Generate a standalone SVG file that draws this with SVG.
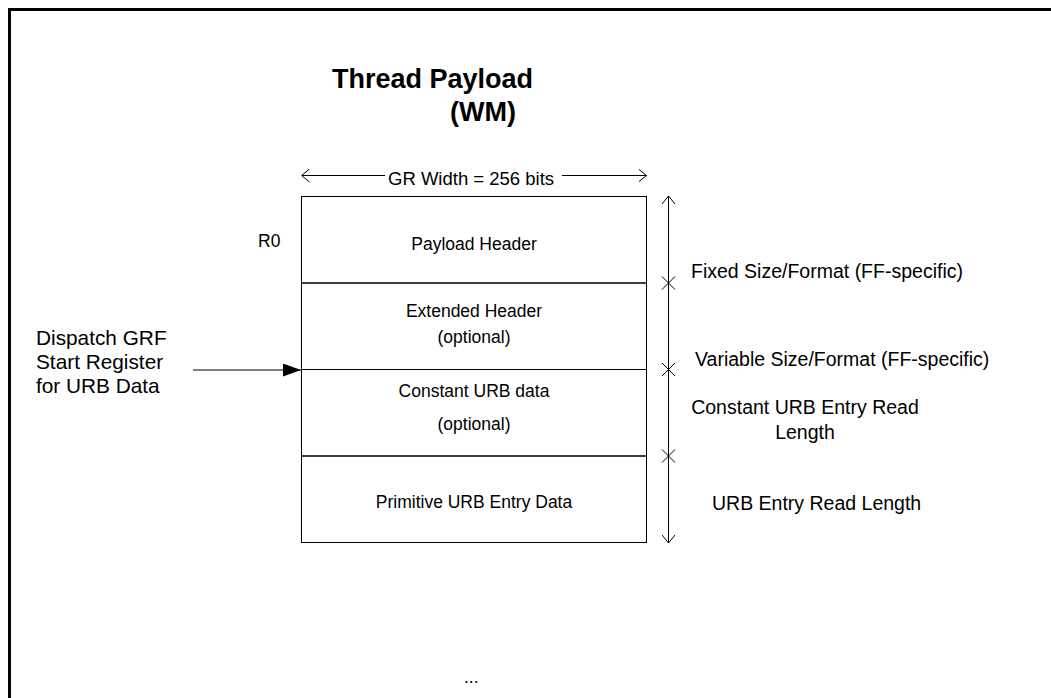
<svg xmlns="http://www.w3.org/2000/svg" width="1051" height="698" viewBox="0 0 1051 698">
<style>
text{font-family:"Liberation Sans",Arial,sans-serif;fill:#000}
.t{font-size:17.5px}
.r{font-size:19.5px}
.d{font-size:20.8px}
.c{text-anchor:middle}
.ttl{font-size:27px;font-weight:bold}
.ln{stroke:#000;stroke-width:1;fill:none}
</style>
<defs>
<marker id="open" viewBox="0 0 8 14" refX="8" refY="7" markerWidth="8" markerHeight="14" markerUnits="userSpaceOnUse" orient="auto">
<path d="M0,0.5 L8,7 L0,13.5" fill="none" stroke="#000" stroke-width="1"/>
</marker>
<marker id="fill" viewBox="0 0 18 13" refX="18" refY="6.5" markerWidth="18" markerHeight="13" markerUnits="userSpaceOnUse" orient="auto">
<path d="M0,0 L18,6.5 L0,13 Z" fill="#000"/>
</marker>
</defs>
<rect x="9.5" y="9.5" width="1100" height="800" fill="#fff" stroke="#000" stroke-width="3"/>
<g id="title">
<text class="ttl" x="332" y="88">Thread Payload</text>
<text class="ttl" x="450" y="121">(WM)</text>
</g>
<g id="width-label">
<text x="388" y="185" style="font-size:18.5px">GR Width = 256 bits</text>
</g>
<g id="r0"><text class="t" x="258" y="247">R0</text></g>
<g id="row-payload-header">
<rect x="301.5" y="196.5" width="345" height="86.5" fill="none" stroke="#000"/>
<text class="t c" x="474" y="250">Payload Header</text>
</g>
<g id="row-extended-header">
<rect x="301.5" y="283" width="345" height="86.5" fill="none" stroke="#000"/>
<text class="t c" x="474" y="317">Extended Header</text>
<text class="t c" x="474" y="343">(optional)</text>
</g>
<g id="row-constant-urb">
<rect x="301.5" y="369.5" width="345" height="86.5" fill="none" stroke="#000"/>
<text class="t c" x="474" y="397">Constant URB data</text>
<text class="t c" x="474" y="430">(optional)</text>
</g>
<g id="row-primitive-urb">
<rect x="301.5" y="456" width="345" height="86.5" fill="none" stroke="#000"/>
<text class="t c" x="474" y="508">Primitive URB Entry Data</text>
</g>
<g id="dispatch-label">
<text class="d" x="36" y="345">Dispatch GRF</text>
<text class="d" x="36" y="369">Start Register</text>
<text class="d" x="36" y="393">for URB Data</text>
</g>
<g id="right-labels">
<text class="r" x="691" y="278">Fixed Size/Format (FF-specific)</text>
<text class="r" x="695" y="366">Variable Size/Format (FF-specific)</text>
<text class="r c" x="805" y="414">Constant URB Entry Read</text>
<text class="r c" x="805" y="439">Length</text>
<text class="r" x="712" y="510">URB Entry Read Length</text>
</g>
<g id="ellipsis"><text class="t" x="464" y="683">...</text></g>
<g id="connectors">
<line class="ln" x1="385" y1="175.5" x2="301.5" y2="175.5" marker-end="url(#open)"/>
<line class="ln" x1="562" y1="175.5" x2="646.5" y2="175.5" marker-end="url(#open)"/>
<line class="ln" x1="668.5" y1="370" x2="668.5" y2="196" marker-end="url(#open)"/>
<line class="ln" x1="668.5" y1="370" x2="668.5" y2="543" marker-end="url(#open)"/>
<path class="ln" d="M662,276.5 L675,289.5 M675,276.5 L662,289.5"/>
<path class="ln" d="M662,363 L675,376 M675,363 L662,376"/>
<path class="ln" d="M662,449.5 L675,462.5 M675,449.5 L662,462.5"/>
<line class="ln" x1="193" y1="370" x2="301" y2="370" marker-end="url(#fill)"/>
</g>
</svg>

▸ **Goal**: Would you set down the listing exactly, omitting pictures?

▸ **Finished exercise**:
Generate a standalone SVG file that draws this with SVG.
<svg xmlns="http://www.w3.org/2000/svg" width="1051" height="698" viewBox="0 0 1051 698">
<style>
text{font-family:"Liberation Sans",Arial,sans-serif;fill:#000}
.t{font-size:17.5px}
.r{font-size:19.5px}
.d{font-size:20.8px}
.c{text-anchor:middle}
.ttl{font-size:27px;font-weight:bold}
.ln{stroke:#000;stroke-width:1;fill:none}
</style>
<defs>
<marker id="open" viewBox="0 0 8 14" refX="8" refY="7" markerWidth="8" markerHeight="14" markerUnits="userSpaceOnUse" orient="auto">
<path d="M0,0.5 L8,7 L0,13.5" fill="none" stroke="#000" stroke-width="1"/>
</marker>
<marker id="fill" viewBox="0 0 18 13" refX="18" refY="6.5" markerWidth="18" markerHeight="13" markerUnits="userSpaceOnUse" orient="auto">
<path d="M0,0 L18,6.5 L0,13 Z" fill="#000"/>
</marker>
</defs>
<rect x="9.5" y="9.5" width="1100" height="800" fill="#fff" stroke="#000" stroke-width="3"/>
<g id="title">
<text class="ttl" x="332" y="88">Thread Payload</text>
<text class="ttl" x="450" y="121">(WM)</text>
</g>
<g id="width-label">
<text x="388" y="185" style="font-size:18.5px">GR Width = 256 bits</text>
</g>
<g id="r0"><text class="t" x="258" y="247">R0</text></g>
<g id="row-payload-header">
<rect x="301.5" y="196.5" width="345" height="86.5" fill="none" stroke="#000"/>
<text class="t c" x="474" y="250">Payload Header</text>
</g>
<g id="row-extended-header">
<rect x="301.5" y="283" width="345" height="86.5" fill="none" stroke="#000"/>
<text class="t c" x="474" y="317">Extended Header</text>
<text class="t c" x="474" y="343">(optional)</text>
</g>
<g id="row-constant-urb">
<rect x="301.5" y="369.5" width="345" height="86.5" fill="none" stroke="#000"/>
<text class="t c" x="474" y="397">Constant URB data</text>
<text class="t c" x="474" y="430">(optional)</text>
</g>
<g id="row-primitive-urb">
<rect x="301.5" y="456" width="345" height="86.5" fill="none" stroke="#000"/>
<text class="t c" x="474" y="508">Primitive URB Entry Data</text>
</g>
<g id="dispatch-label">
<text class="d" x="36" y="345">Dispatch GRF</text>
<text class="d" x="36" y="369">Start Register</text>
<text class="d" x="36" y="393">for URB Data</text>
</g>
<g id="right-labels">
<text class="r" x="691" y="278">Fixed Size/Format (FF-specific)</text>
<text class="r" x="695" y="366">Variable Size/Format (FF-specific)</text>
<text class="r c" x="805" y="414">Constant URB Entry Read</text>
<text class="r c" x="805" y="439">Length</text>
<text class="r" x="712" y="510">URB Entry Read Length</text>
</g>
<g id="ellipsis"><text class="t" x="464" y="683">...</text></g>
<g id="connectors">
<line class="ln" x1="385" y1="175.5" x2="301.5" y2="175.5" marker-end="url(#open)"/>
<line class="ln" x1="562" y1="175.5" x2="646.5" y2="175.5" marker-end="url(#open)"/>
<line class="ln" x1="668.5" y1="370" x2="668.5" y2="196" marker-end="url(#open)"/>
<line class="ln" x1="668.5" y1="370" x2="668.5" y2="543" marker-end="url(#open)"/>
<path class="ln" d="M662,276.5 L675,289.5 M675,276.5 L662,289.5"/>
<path class="ln" d="M662,363 L675,376 M675,363 L662,376"/>
<path class="ln" d="M662,449.5 L675,462.5 M675,449.5 L662,462.5"/>
<line class="ln" x1="193" y1="370" x2="301" y2="370" marker-end="url(#fill)"/>
</g>
</svg>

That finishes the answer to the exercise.